Philippe Calvario annonce un peu pompeusement: « Avec Marivaux et Mayenburg, je travaille depuis quelque temps à un cycle autour du couple et que, tout comme Fassbinder, ce sont les langages ayant pour thème la destruction amoureuse. Il possède également une radicalité dans l’écriture que l’on retrouve peu aujourd’hui ». L’auteur mort à 37 ans, l’âge de Calvario, ne cesse de le fasciner mais au-delà de la note d’intention, que voit-on sur un plateau plutôt encombré? Beaucoup de choses mais  peu qui fassent vraiment sens!
Cela commence plutôt mal avec un mannequin en polyester blanc sans tête posé sur le bord d’une loge à l’avant-scène au parterre. Le rideau levé, on se trouve dans une  chambre-bureau-atelier assez kitsch avec grands miroirs, lit sur estrade, table en acier chromé et verre. Comme il n’est fait mention que de « conseils scénographiques « (sic) -sans doute un nouveau concept!- on peut supposer que la chose est de la responsabilité de Calvario lui-même. En tout cas, c’est franchement laid et on comprend mal que ce soit l’appartement d’une soi-disant grande créatrice de mode… On ne sait pas si c’est au premier ou au second degré, mais, dit le vieux proverbe auvergnat, le second rattrape souvent le premier…

La direction d’acteurs est aux abonnés absents…  Il n’y a pas d’unité de jeu et on a bien du mal à croire à ce personnage de Petra von Kant incarnée par une Maruschka Detmers, en blonde platinée qui minaude et qui en fait des tonnes!  Les autres actrices  font ce qu’elles peuvent mais jouent un peu chacune de leur côté, avec parfois, tout de même, de beaux accents de vérité chez Julie Harnois (Karin) et Odile Mallet, remarquablement sobre et digne (la mère de Petra).

Mais on ne comprend pas que Calvario ait transformé la pauvre Marlène en sombre idiote… Tout est surjoué et parfois même mal dit, comme s’il hésitait constamment entre réalisme et ironie par rapport au texte de Fassbinder. Le metteur en scène a cru bon à la fin de chaque acte de nous mettre un peu de The Cure, de Jessye Norman ou Klaus Nomi. Un peu facile, ce surlignage, apparemment juste pour donner le temps à Maruscka Detmers de changer de robe.
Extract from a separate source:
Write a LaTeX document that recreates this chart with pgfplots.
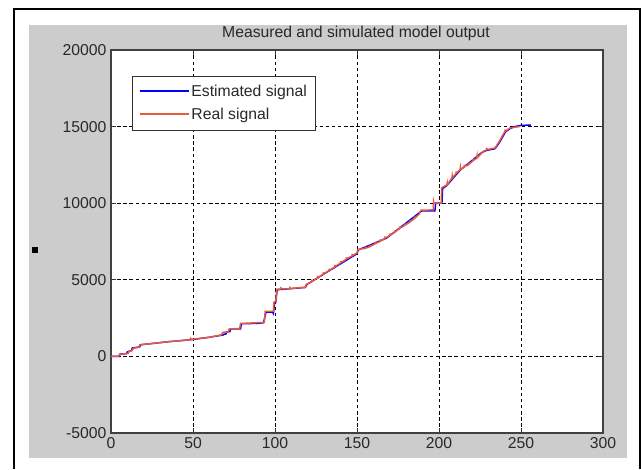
\documentclass[border=0pt]{standalone}
\usepackage{pgfplots}
\pgfplotsset{compat=1.18}
\usepackage{fontspec}
\setmainfont{Liberation Sans}
\definecolor{figgray}{RGB}{204,204,204}
\definecolor{realc}{RGB}{232,90,58}
\definecolor{estc}{RGB}{0,0,255}
\definecolor{txt}{RGB}{40,40,40}
\newcommand{\lf}{\fontsize{11.8}{13.5}\selectfont}
\begin{document}
\begin{tikzpicture}[x=0.75pt,y=0.75pt]
\useasboundingbox (0,0) rectangle (641,469);
\fill[figgray] (29,11) rectangle (627,444);
\draw[black,line width=1.6pt] (13.8,0) -- (13.8,459.7) -- (639.7,459.7) -- (639.7,0);
\fill[black] (32,216) rectangle (38,222);
\node[font=\lf,text=txt] at (356,436) {Measured and simulated model output};
\begin{axis}[
  at={(83.25pt,27pt)}, anchor=south west,
  scale only axis, width=369pt, height=287.25pt,
  xmin=0, xmax=300, ymin=-5000, ymax=20000,
  xtick={0,50,...,300}, ytick={-5000,0,5000,10000,15000,20000},
  axis background/.style={fill=white},
  grid=major,
  major grid style={black, dash pattern=on 2.6pt off 2pt, line width=0.75pt},
  tick align=inside, tick pos=both, major tick length=4pt,
  tick style={black!80, line width=0.6pt},
  axis line style={black!75, line width=0.8pt},
  /pgf/number format/assume math mode=true,
  scaled ticks=false,
  yticklabel style={/pgf/number format/1000 sep={}},
  xticklabel style={/pgf/number format/1000 sep={}},
  ticklabel style={font=\lf, text=txt},
  legend style={at={(0.042,0.932)}, anchor=north west, draw=black!80, line width=0.6pt,
    fill=white, font=\lf, text=txt, inner xsep=5pt, inner ysep=4.8pt, row sep=4pt,
    nodes={inner sep=1.6pt}},
  legend cell align=left,
  legend image code/.code={\draw[#1, line width=1.2pt] (0pt,0.3pt) -- (36.75pt,0.3pt);},
]
\addplot[estc, line width=1.1pt] coordinates {
(0,0) (5,0) (5.5,150) (9.5,180) (10,300) (12.5,380) (13,550) (17.5,620) (18,760)
(25,840) (35,960) (48,1080) (60,1250) (68.5,1400) (69,1460) (70,1460) (70.5,1600)
(72.5,1620) (73,1790) (79,1800) (79.5,2130) (90,2160) (93,2200) (94.5,2880) (98.5,2900)
(99,2800) (99.8,3500) (100.5,3550) (101.3,4350) (118.5,4500) (119.5,4700) (150,6700)
(150.8,6950) (168,7720) (189.5,9500) (197.5,9500) (198,10000) (201.8,10000) (202.2,10950)
(204.7,11150) (212.8,12150) (226,13300) (229,13450) (234,13550) (236.5,13900)
(240.5,14650) (243,14850) (246,15000) (250,15080) (256,15100)
};
\addlegendentry{Estimated signal}
\addplot[realc, line width=1.1pt] coordinates {
(0,0) (4.5,0) (5,100) (8,170) (10.5,200) (11,330) (13,390) (13.5,520) (17,600) (17.5,760)
(25,840) (35,960) (48,1080) (48.5,1180) (49,1110) (60,1250) (67.5,1410) (68,1570)
(71.5,1600) (72,1790) (78.5,1820) (79,2150) (93.5,2220) (94,2940) (99,2950) (99.4,3550)
(100.5,3600) (101,4380) (103.5,4400) (103.5,4540) (103.6,4410) (109,4420) (109,4560) (109.1,4430) (118.5,4520) (119,4700)
(122.5,4880) (122.5,5010) (122.6,4890) (126,5130) (126,5260) (126.1,5140)
(129.5,5380) (129.5,5510) (129.6,5390) (133,5600) (133,5730) (133.1,5610)
(136.5,5850) (136.5,5980) (136.6,5860) (140,6100) (140,6230) (140.1,6110)
(143.5,6350) (143.5,6480) (143.6,6360) (147,6560) (147,6690) (147.1,6570)
(150,6750) (150.5,6980) (155,7050) (155,7180) (155.1,7060) (158,7170) (158,7300) (158.1,7180)
(161,7350) (161,7480) (161.1,7360) (164,7500) (164,7630) (164.1,7510)
(167,7700) (167,7830) (167.1,7710) (170,7900) (170,8030) (170.1,7910)
(173,8100) (173,8230) (173.1,8110) (176,8350) (176,8480) (176.1,8360)
(179,8550) (179,8680) (179.1,8560) (182,8750) (182,8880) (182.1,8760)
(185,9000) (185,9130) (185.1,9010) (188,9300) (189,9550) (196.5,9560) (196.7,10120)
(197,9980) (201.4,10000) (201.6,11000) (204.7,11200) (205,11330) (205.1,11210)
(207.8,11640) (208,11770) (208.1,11650) (210.5,11950) (210.5,12080) (210.6,11960)
(212.8,12190) (213,12320) (213.1,12200) (215.5,12380) (215.5,12510) (215.6,12390)
(217.9,12510) (218,12640) (218.1,12520) (220.5,12750) (220.5,12880) (220.6,12760)
(223,12950) (223.2,13080) (223.3,12960) (227,13380) (229,13490) (229.1,13620) (229.2,13500)
(234,13600) (236.2,13930) (240.2,14690) (240.3,14820) (240.4,14700) (243.3,14910) (249.4,15010)
};
\addlegendentry{Real signal}
\end{axis}
\end{tikzpicture}
\end{document}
Comme dans le bon vieux boulevard!  Et quand Calvario prétend que chacun de ces morceaux renvoie à quelque chose de sexuel, à un lien vers l’érotisme, il ne manque pas de souffle, surtout dans ce contexte…

Alors à voir? Non, il y a des limites et ce genre de travail- désolé Patrice Martinet mais vos choix sont d’habitude beaucoup plus rigoureux!- n’a pas grand intérêt et n’aurait jamais dû franchir les portes de l’Athénée… Maintenant si cela vous tente! Mieux vaut aller voir le film de Fassbinder, même si et surtout, Calvario ne l’aime pas beaucoup!

Philippe du Vignal

Théâtre de l’Athénée, Paris ( VIII ème) jusqu’au  9 juin.